» Exercise task: Return only those lines from the line containing "Generate a web" to the line containing "height = H - margin.top - margin.bottom;", both included, and please omit the pictures.
--- Begin Data to process ---
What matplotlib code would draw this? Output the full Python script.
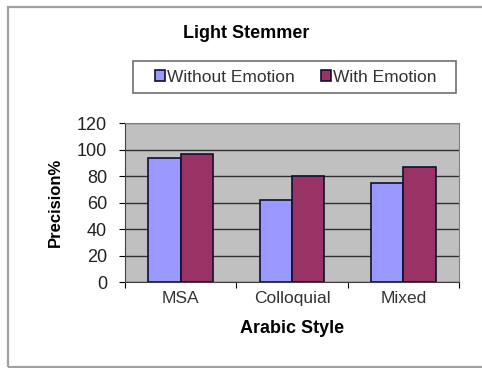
import matplotlib.pyplot as plt
import numpy as np
from matplotlib.patches import Rectangle

plt.rcParams['font.family'] = ['Liberation Sans', 'DejaVu Sans']

styles = ['MSA', 'Colloquial', 'Mixed']
without_emotion = [94, 62, 75]
with_emotion = [97, 80, 87]
yticks = [0, 20, 40, 60, 80, 100, 120]

fig = plt.figure(figsize=(4.82, 3.68), dpi=100)

# outer chart frame
fig.patches.append(Rectangle((8 / 482, 1 / 368), 480 / 482, 360 / 368,
                             transform=fig.transFigure, fill=False,
                             edgecolor='#a0a0a0', linewidth=1.6))

ax = fig.add_axes([125 / 482, 85.7 / 368, 334 / 482, 159 / 368])
ax.set_facecolor('#c0c0c0')

x = np.arange(len(styles))
w = 0.29
ax.bar(x - w / 2, without_emotion, w, color='#9999ff', edgecolor='#101030',
       linewidth=1.2, label='Without Emotion', zorder=3)
ax.bar(x + w / 2, with_emotion, w, color='#993366', edgecolor='#101030',
       linewidth=1.2, label='With Emotion', zorder=3)

ax.set_xlim(-0.5, 2.5)
ax.set_ylim(0, 120)
ax.set_yticks(yticks)
ax.set_yticklabels([str(v) for v in yticks], fontsize=13, color='#222222')
ax.tick_params(axis='y', length=4, width=0.8, pad=9)
ax.set_xticks(np.arange(-0.5, 3, 1))
ax.set_xticklabels([])
ax.set_xticks(x, minor=True)
ax.set_xticklabels(styles, minor=True, fontsize=12.5, color='#333333')
ax.tick_params(axis='x', which='major', length=4, width=0.8)
ax.tick_params(axis='x', which='minor', length=0, pad=6)
ax.yaxis.grid(True, color='#303030', linewidth=1.0, zorder=1)
for side in ['top', 'right']:
    ax.spines[side].set_color('#808080')
for side in ['left', 'bottom']:
    ax.spines[side].set_color('#404040')

ax.set_ylabel('Precision%', fontsize=12, fontweight='bold', labelpad=10)
ax.set_xlabel('Arabic Style', fontsize=13, fontweight='bold', labelpad=10)

fig.text(246 / 482, 1 - 34 / 368, 'Light Stemmer', fontsize=13,
         fontweight='bold', ha='center', va='center')

# legend box drawn separately so its padding can be wider than tall
fig.patches.append(Rectangle((133 / 482, 1 - 93 / 368), 323 / 482, 32 / 368,
                             transform=fig.transFigure, fill=False,
                             edgecolor='#707070', linewidth=1.2))
leg = fig.legend(loc='center', bbox_to_anchor=(296 / 482, 1 - 77 / 368),
                 ncol=2, fontsize=12.5, frameon=False,
                 handlelength=0.55, handleheight=0.55, handletextpad=0.15,
                 columnspacing=1.5, borderpad=0.2, borderaxespad=0)
for t in leg.get_texts():
    t.set_color('#333333')

fig.savefig('out.png', dpi=100)
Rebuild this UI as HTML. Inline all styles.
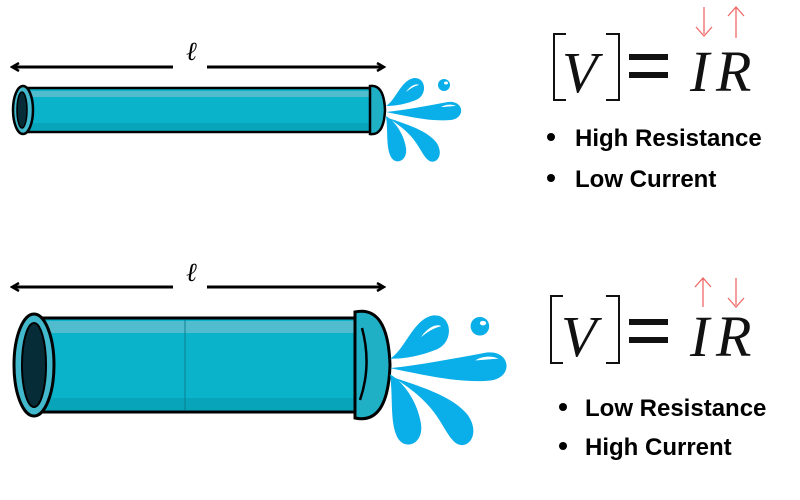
<!DOCTYPE html>
<html><head><meta charset="utf-8"><style>
html,body{margin:0;padding:0;background:#fff;width:800px;height:500px;overflow:hidden}
svg{display:block}
.b{font-family:"Liberation Sans",sans-serif;font-weight:bold;font-size:24px;fill:#000}
.eq{font-family:"Liberation Serif",serif;font-style:italic;font-size:58px;fill:#111}
</style></head><body>
<svg width="800" height="500" viewBox="0 0 800 500" xmlns="http://www.w3.org/2000/svg">
<defs>
<g id="water" fill="#0aaee8">
<path d="M0,-4 C10,-10 15,-30 28,-32 C40,-33 42,-15 30,-10 C20,-6 10,-4 0,-4Z"/>
<circle cx="58" cy="-25" r="6"/>
<path d="M0,2 C20,0 40,-4 62,-8 C78,-10 80,8 65,10 C45,12 20,6 0,2Z"/>
<path d="M0,6 C10,12 18,25 20,38 C22,52 8,56 4,45 C0,35 2,20 0,6Z"/>
<path d="M2,8 C20,14 40,20 50,32 C60,46 48,58 40,48 C32,38 30,25 2,8Z"/>
<g fill="#fff"><ellipse cx="60" cy="-27" rx="2" ry="1.5"/><path d="M20,-18 C24,-24 30,-27 33,-25 C28,-24 24,-21 20,-18Z"/><path d="M55,-3 C60,-6 66,-6 70,-4 C66,-4 60,-3 55,-3Z"/></g>
</g>
<marker id="ah" markerWidth="10" markerHeight="10" refX="8" refY="5" orient="auto-start-reverse" markerUnits="userSpaceOnUse"><path d="M1,1 L8,5 L1,9" fill="none" stroke="#000" stroke-width="2.5"/></marker>
</defs>

<line x1="12" y1="67" x2="173" y2="67" stroke="#000" stroke-width="3" marker-start="url(#ah)"/>
<line x1="207" y1="67" x2="384" y2="67" stroke="#000" stroke-width="3" marker-end="url(#ah)"/>
<text x="186" y="60" font-family="Liberation Serif,serif" font-style="italic" font-size="26">ℓ</text>

<rect x="24" y="88" width="352" height="44" fill="#0ab2ca" stroke="#000" stroke-width="2.5"/>
<rect x="26" y="91" width="348" height="6" fill="#52bccf"/>
<rect x="26" y="123" width="348" height="7" fill="#08a4ba"/>
<path d="M370,86 Q384,84 385,110 Q384,136 370,134Z" fill="#1fb0c6" stroke="#000" stroke-width="2.5"/>
<ellipse cx="23" cy="110" rx="10" ry="24" fill="#41b8cc" stroke="#000" stroke-width="2.5"/>
<ellipse cx="22" cy="110" rx="5" ry="18" fill="#062c38" stroke="#000" stroke-width="1.5"/>
<use href="#water" transform="translate(386,110) scale(1.0)"/>

<line x1="12" y1="287" x2="173" y2="287" stroke="#000" stroke-width="3" marker-start="url(#ah)"/>
<line x1="207" y1="287" x2="384" y2="287" stroke="#000" stroke-width="3" marker-end="url(#ah)"/>
<text x="186" y="281" font-family="Liberation Serif,serif" font-style="italic" font-size="26">ℓ</text>

<rect x="40" y="318" width="320" height="94" fill="#0ab2ca" stroke="#000" stroke-width="3"/>
<rect x="42" y="321" width="316" height="12" fill="#52bccf"/>
<rect x="42" y="398" width="316" height="12" fill="#08a4ba"/>
<line x1="185" y1="320" x2="185" y2="410" stroke="#0a8090" stroke-width="1"/>
<path d="M355,312 Q388,305 390,365 Q388,425 355,418 Z" fill="#1fb0c6" stroke="#000" stroke-width="3"/>
<path d="M362,328 Q372,365 360,400" fill="none" stroke="#000" stroke-width="2.5"/>
<ellipse cx="34" cy="365" rx="20" ry="51" fill="#41b8cc" stroke="#000" stroke-width="3"/>
<ellipse cx="34" cy="365" rx="12" ry="42" fill="#062c38" stroke="#000" stroke-width="2"/>
<use href="#water" transform="translate(390,365) scale(1.55)"/>

<g fill="none" stroke="#111" stroke-width="2">
<path d="M566,34 H554 V100 H566"/><path d="M606,34 H619 V100 H606"/>
</g>
<text x="562" y="92" class="eq">V</text>
<rect x="629" y="54" width="39" height="6" fill="#111"/><rect x="629" y="72" width="39" height="6" fill="#111"/>
<text x="690" y="91" class="eq">I</text><text x="716" y="91" class="eq">R</text>
<g fill="none" stroke="#f06a6a" stroke-width="1.3">
<path d="M704,7 V34 M696,27 L704,36 L712,27"/>
<path d="M736,38 V8 M728,16 L736,7 L744,16"/>
</g>
<circle cx="551" cy="137" r="4" fill="#000"/>
<text x="575" y="146" class="b">High Resistance</text>
<circle cx="551" cy="178" r="4" fill="#000"/>
<text x="575" y="187" class="b">Low Current</text>

<g fill="none" stroke="#111" stroke-width="2">
<path d="M563,296 H551 V363 H563"/><path d="M606,296 H619 V363 H606"/>
</g>
<text x="561" y="356" class="eq">V</text>
<rect x="629" y="319" width="39" height="6" fill="#111"/><rect x="629" y="337" width="39" height="6" fill="#111"/>
<text x="690" y="356" class="eq">I</text><text x="716" y="356" class="eq">R</text>
<g fill="none" stroke="#f06a6a" stroke-width="1.3">
<path d="M703,307 V279 M695,287 L703,278 L711,287"/>
<path d="M736,278 V305 M728,298 L736,307 L744,298"/>
</g>
<circle cx="563" cy="407" r="4" fill="#000"/>
<text x="585" y="416" class="b">Low Resistance</text>
<circle cx="563" cy="446" r="4" fill="#000"/>
<text x="585" y="455" class="b">High Current</text>
</svg>
</body></html>
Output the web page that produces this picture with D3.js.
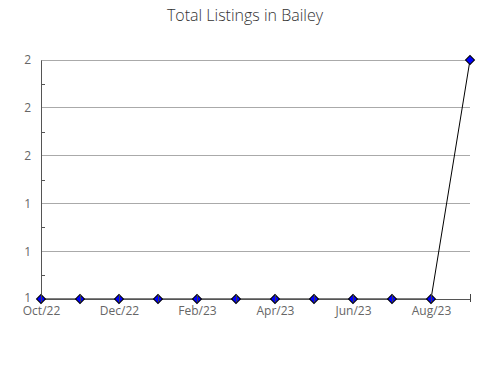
<!DOCTYPE html>
<meta charset="utf-8">
<html>
  <head>
    <style>
      body { margin: 0; background: #fff; }
      text { font-family: "Open Sans", sans-serif; }
    </style>
    <script src="https://d3js.org/d3.v7.min.js"></script>
  </head>
  <body>
<div id="chart"></div>
<script>

// data
var months = ["Oct/22", "Nov/22", "Dec/22", "Jan/23", "Feb/23", "Mar/23",
              "Apr/23", "May/23", "Jun/23", "Jul/23", "Aug/23", "Sep/23"];
var listings = [1, 1, 1, 1, 1, 1, 1, 1, 1, 1, 1, 2];
var yTicks = [1, 1.2, 1.4, 1.6, 1.8, 2];
var yMinor = [1.1, 1.3, 1.5, 1.7, 1.9];

var margin = {top: 60, right: 20, bottom: 81, left: 41},
  width = 490 - margin.left - margin.right,
  height = 380 - margin.top - margin.bottom;

var svg = d3.select("#chart")
  .append("svg")
  .attr("width", 490)
  .attr("height", 380);

svg.append("text")
  .attr("x", 245)
  .attr("y", 21)
  .attr("text-anchor", "middle")
  .style("font-size", "16px")
  .style("font-weight", "300")
  .style("fill", "#333")
  .text("Total Listings in Bailey");

var g = svg.append("g")
  .attr("transform", "translate(" + margin.left + "," + margin.top + ")");

var x = d3.scalePoint().domain(months).range([0, width]);
var y = d3.scaleLinear().domain([1, 2]).range([height, 0]);

// gridlines
g.selectAll(".grid")
  .data(yTicks.slice(1))
  .enter().append("line")
  .attr("x1", 0).attr("x2", width)
  .attr("y1", d => y(d)).attr("y2", d => y(d))
  .attr("stroke", "#aaa").attr("stroke-width", 1)
  .attr("shape-rendering", "crispEdges");

// y axis
var yAxis = g.append("g")
  .call(d3.axisLeft(y).tickValues(yTicks).tickSize(0).tickPadding(10)
    .tickFormat(d3.format(".0f")));
yAxis.select(".domain").attr("stroke", "#555");
yAxis.selectAll("text").style("font-size", "12px").style("fill", "#666")
  .style("font-family", "'Open Sans', sans-serif");
yAxis.selectAll(".tick text").filter(d => d === 1).attr("dy", "0.2em");

// y minor ticks (inside)
g.selectAll(".minor")
  .data(yMinor)
  .enter().append("line")
  .attr("x1", 0).attr("x2", 4)
  .attr("y1", d => Math.round(y(d)) + 0.5).attr("y2", d => Math.round(y(d)) + 0.5)
  .attr("stroke", "#555");

// line
g.append("path")
  .datum(listings)
  .attr("fill", "none")
  .attr("stroke", "#000")
  .attr("stroke-width", 1)
  .attr("d", d3.line().x((d, i) => x(months[i])).y(d => y(d)));

// x axis
var xAxis = g.append("g")
  .attr("transform", "translate(0," + height + ")")
  .call(d3.axisBottom(x).tickSize(0).tickPadding(7)
    .tickFormat((d, i) => i % 2 === 0 ? d : ""));
xAxis.select(".domain").attr("stroke", "#555");
xAxis.selectAll("text").style("font-size", "12px").style("fill", "#666")
  .style("font-family", "'Open Sans', sans-serif");

// markers
g.selectAll(".pt")
  .data(listings)
  .enter().append("path")
  .attr("transform", (d, i) => "translate(" + x(months[i]) + "," + y(d) + ") rotate(45)")
  .attr("d", d3.symbol().type(d3.symbolSquare).size(40))
  .attr("fill", "#0000ff")
  .attr("stroke", "#000")
  .attr("stroke-width", 1);

// inner ticks over markers
g.selectAll(".xt")
  .data(months)
  .enter().append("line")
  .attr("x1", d => Math.round(x(d)) + 0.5).attr("x2", d => Math.round(x(d)) + 0.5)
  .attr("y1", height - 5).attr("y2", height + 3)
  .attr("stroke", "#444");

</script>
</body>
</html>
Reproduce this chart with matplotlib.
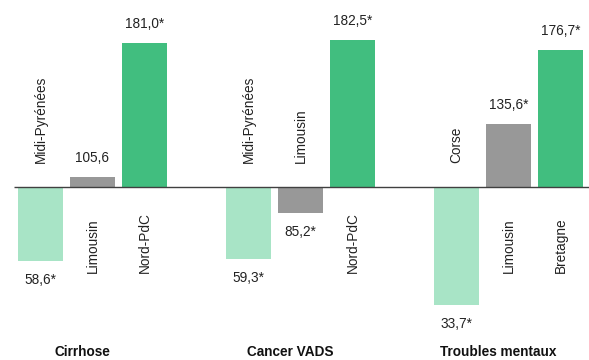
import matplotlib
matplotlib.use("Agg")
import matplotlib.pyplot as plt
from matplotlib import font_manager as fm

groups = ["Cirrhose", "Cancer VADS", "Troubles mentaux"]
regions = [["Midi-Pyrénées", "Limousin", "Nord-PdC"],
           ["Midi-Pyrénées", "Limousin", "Nord-PdC"],
           ["Corse", "Limousin", "Bretagne"]]
values = [[58.6, 105.6, 181.0],
          [59.3, 85.2, 182.5],
          [33.7, 135.6, 176.7]]
labels = [["58,6*", "105,6", "181,0*"],
          ["59,3*", "85,2*", "182,5*"],
          ["33,7*", "135,6*", "176,7*"]]
colors = ["#A8E4C6", "#989898", "#41BE7F"]
base = 100

names = {f.name for f in fm.fontManager.ttflist}
fam = ["Liberation Sans Narrow", "Liberation Sans", "DejaVu Sans"]
fam = [f for f in fam if f in names] or ["DejaVu Sans"]
plt.rcParams["font.family"] = fam

fig = plt.figure(figsize=(5.89, 3.60), dpi=100)
ax = fig.add_axes([0, 0, 1, 1])
ax.set_axis_off()
pxu = 1.78  # px per unit
ax.set_ylim(base - 173 / pxu, base + 187 / pxu)
ax.set_xlim(-40.5 / 52, (589 - 40.5) / 52)

w = 0.865
fs = 9.8
for g in range(3):
    for i in range(3):
        x = g * 4 + i
        v = values[g][i]
        ax.bar(x, v - base, bottom=base, width=w, color=colors[i], zorder=2)
        off = 12 / pxu
        if v >= base:
            ax.text(x, v + off, labels[g][i], ha="center", va="bottom", fontsize=fs, color="#222222")
            ax.text(x, base - 86 / pxu, regions[g][i], rotation=90, ha="center", va="bottom",
                    fontsize=fs, color="#222222")
        else:
            ax.text(x, v - off, labels[g][i], ha="center", va="top", fontsize=fs, color="#222222")
            ax.text(x, base + 24 / pxu, regions[g][i], rotation=90, ha="center", va="bottom",
                    fontsize=fs, color="#222222")
    ax.text(g * 4 + 1 - 0.19, base - 165 / pxu, groups[g], ha="center", va="center",
            fontsize=9.8, fontweight="bold", color="#111111")

ax.hlines(base, (14 - 40.5) / 52, (589 - 40.5) / 52, color="#404040", linewidth=1, zorder=3)

fig.savefig("out.png", dpi=100)
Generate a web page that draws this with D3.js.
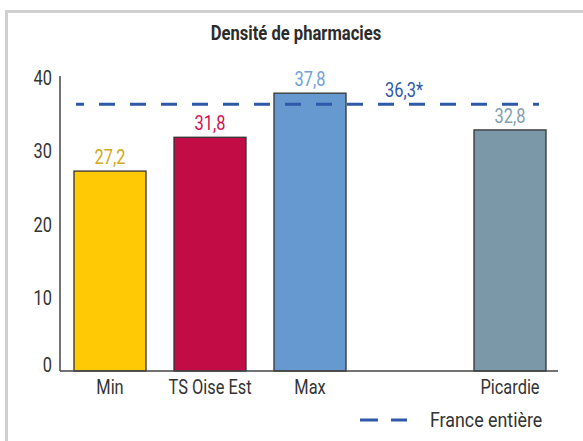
<!DOCTYPE html>
<html>
<head>
<meta charset="utf-8">
<script src="https://cdn.jsdelivr.net/npm/d3@7"></script>
<style>
  body { margin: 0; background: #fff; }
  text { font-family: Roboto, "Liberation Sans", sans-serif; }
</style>
</head>
<body>
<div id="chart"></div>
<script>
// data
var categories = ["Min", "TS Oise Est", "Max", "", "Picardie"];
var values = [27.2, 31.8, 37.8, null, 32.8];
var valueLabels = ["27,2", "31,8", "37,8", "", "32,8"];
var barColors = ["#FFC906", "#C20C45", "#6699CF", "none", "#7B98A8"];
var labelColors = ["#D4A820", "#CF1250", "#6FA0D8", "none", "#819EB0"];
var franceValue = 36.3;
var franceLabel = "36,3*";
var yTicks = [0, 10, 20, 30, 40];

var W = 583, H = 441;
var margin = { top: 77, right: 25, bottom: 70, left: 60 },
    width = W - margin.left - margin.right,
    height = H - margin.top - margin.bottom;

var FS = 20.5;      // font size
var SX = 0.8;       // horizontal squeeze to get a condensed look

var svg = d3.select("#chart")
    .append("svg")
    .attr("width", W)
    .attr("height", H);

// squeeze text horizontally around its anchor point
function condense(sel, sx) {
    sx = sx || SX;
    sel.each(function () {
        var t = d3.select(this);
        var x0 = +t.attr("x") || 0;
        t.attr("transform", "translate(" + (x0 * (1 - sx)) + ",0) scale(" + sx + ",1)");
    });
}

// outer frame (runs off the right and bottom edges)
svg.append("rect")
    .attr("x", 6.5).attr("y", 11.5)
    .attr("width", W + 20).attr("height", H + 20)
    .attr("fill", "none")
    .attr("stroke", "#cfcfcf")
    .attr("stroke-width", 3);

svg.append("text")
    .attr("x", 296).attr("y", 40)
    .attr("text-anchor", "middle")
    .attr("font-size", FS)
    .attr("font-weight", "bold")
    .attr("fill", "#2b2b2b")
    .text("Densité de pharmacies")
    .call(condense, 0.81);

var g = svg.append("g")
    .attr("transform", "translate(" + margin.left + "," + margin.top + ")");

// scales
var x = d3.scaleBand()
    .domain(d3.range(categories.length))
    .range([0, 500])
    .paddingInner(0.28)
    .paddingOuter(0.14);

var y = d3.scaleLinear()
    .domain([0, 40])
    .range([height, 0]);

// Y axis (line + labels, no ticks)
var yAxis = g.append("g")
    .call(d3.axisLeft(y).tickValues(yTicks).tickSize(0).tickPadding(8));
yAxis.select(".domain").attr("stroke", "#444").attr("stroke-width", 1.5)
    .attr("d", "M0," + height + "V-1");
yAxis.selectAll("text")
    .attr("font-size", FS)
    .attr("fill", "#333")
    .attr("font-family", null)
    .attr("dy", d => d === 0 ? "0em" : "0.36em")
    .call(condense);

// bars
g.selectAll("rect.bar")
    .data(values.map((v, i) => ({ v: v, i: i })).filter(d => d.v !== null))
    .enter()
    .append("rect")
    .attr("class", "bar")
    .attr("x", d => x(d.i))
    .attr("y", d => y(d.v))
    .attr("width", x.bandwidth())
    .attr("height", d => height - y(d.v))
    .attr("fill", d => barColors[d.i])
    .attr("stroke", "#333")
    .attr("stroke-width", 1.3);

// value labels
g.selectAll("text.val")
    .data(values.map((v, i) => ({ v: v, i: i })).filter(d => d.v !== null))
    .enter()
    .append("text")
    .attr("class", "val")
    .attr("x", d => x(d.i) + x.bandwidth() / 2)
    .attr("y", d => y(d.v) - 7)
    .attr("text-anchor", "middle")
    .attr("font-size", FS)
    .attr("fill", d => labelColors[d.i])
    .text(d => valueLabels[d.i])
    .call(condense);

// X axis
var xAxis = g.append("g")
    .attr("transform", "translate(0," + height + ")")
    .call(d3.axisBottom(x).tickFormat(i => categories[i]).tickSize(0).tickPadding(8));
xAxis.select(".domain").attr("stroke", "#444").attr("stroke-width", 1.5)
    .attr("d", "M0,0H498");
xAxis.selectAll("text")
    .attr("font-size", FS)
    .attr("fill", "#333")
    .attr("font-family", null)
    .call(condense);

// France entière dashed reference line
g.append("line")
    .attr("x1", 16).attr("x2", 479)
    .attr("y1", y(franceValue)).attr("y2", y(franceValue))
    .attr("stroke", "#2E58A8")
    .attr("stroke-width", 3)
    .attr("stroke-dasharray", "16,15")
    .attr("stroke-dashoffset", 8);

g.append("text")
    .attr("x", 344)
    .attr("y", y(franceValue) - 7)
    .attr("text-anchor", "middle")
    .attr("font-size", FS)
    .attr("fill", "#2E58A8")
    .text(franceLabel)
    .call(condense);

// legend
var legend = svg.append("g").attr("transform", "translate(360,420)");
legend.append("line")
    .attr("x1", 0).attr("x2", 47)
    .attr("stroke", "#2E58A8")
    .attr("stroke-width", 3)
    .attr("stroke-dasharray", "18,13");
legend.append("text")
    .attr("x", 70).attr("y", 0)
    .attr("dy", "0.36em")
    .attr("font-size", FS)
    .attr("fill", "#333")
    .text("France entière")
    .call(condense, 0.87);
</script>
</body>
</html>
--- End Data to process ---
» The reply:
Generate a web page that draws this with D3.js.
<!DOCTYPE html>
<html>
<head>
<meta charset="utf-8">
<script src="https://cdn.jsdelivr.net/npm/d3@7"></script>
<style>
  body { margin: 0; background: #fff; }
  text { font-family: Roboto, "Liberation Sans", sans-serif; }
</style>
</head>
<body>
<div id="chart"></div>
<script>
// data
var categories = ["Min", "TS Oise Est", "Max", "", "Picardie"];
var values = [27.2, 31.8, 37.8, null, 32.8];
var valueLabels = ["27,2", "31,8", "37,8", "", "32,8"];
var barColors = ["#FFC906", "#C20C45", "#6699CF", "none", "#7B98A8"];
var labelColors = ["#D4A820", "#CF1250", "#6FA0D8", "none", "#819EB0"];
var franceValue = 36.3;
var franceLabel = "36,3*";
var yTicks = [0, 10, 20, 30, 40];

var W = 583, H = 441;
var margin = { top: 77, right: 25, bottom: 70, left: 60 },
    width = W - margin.left - margin.right,
    height = H - margin.top - margin.bottom;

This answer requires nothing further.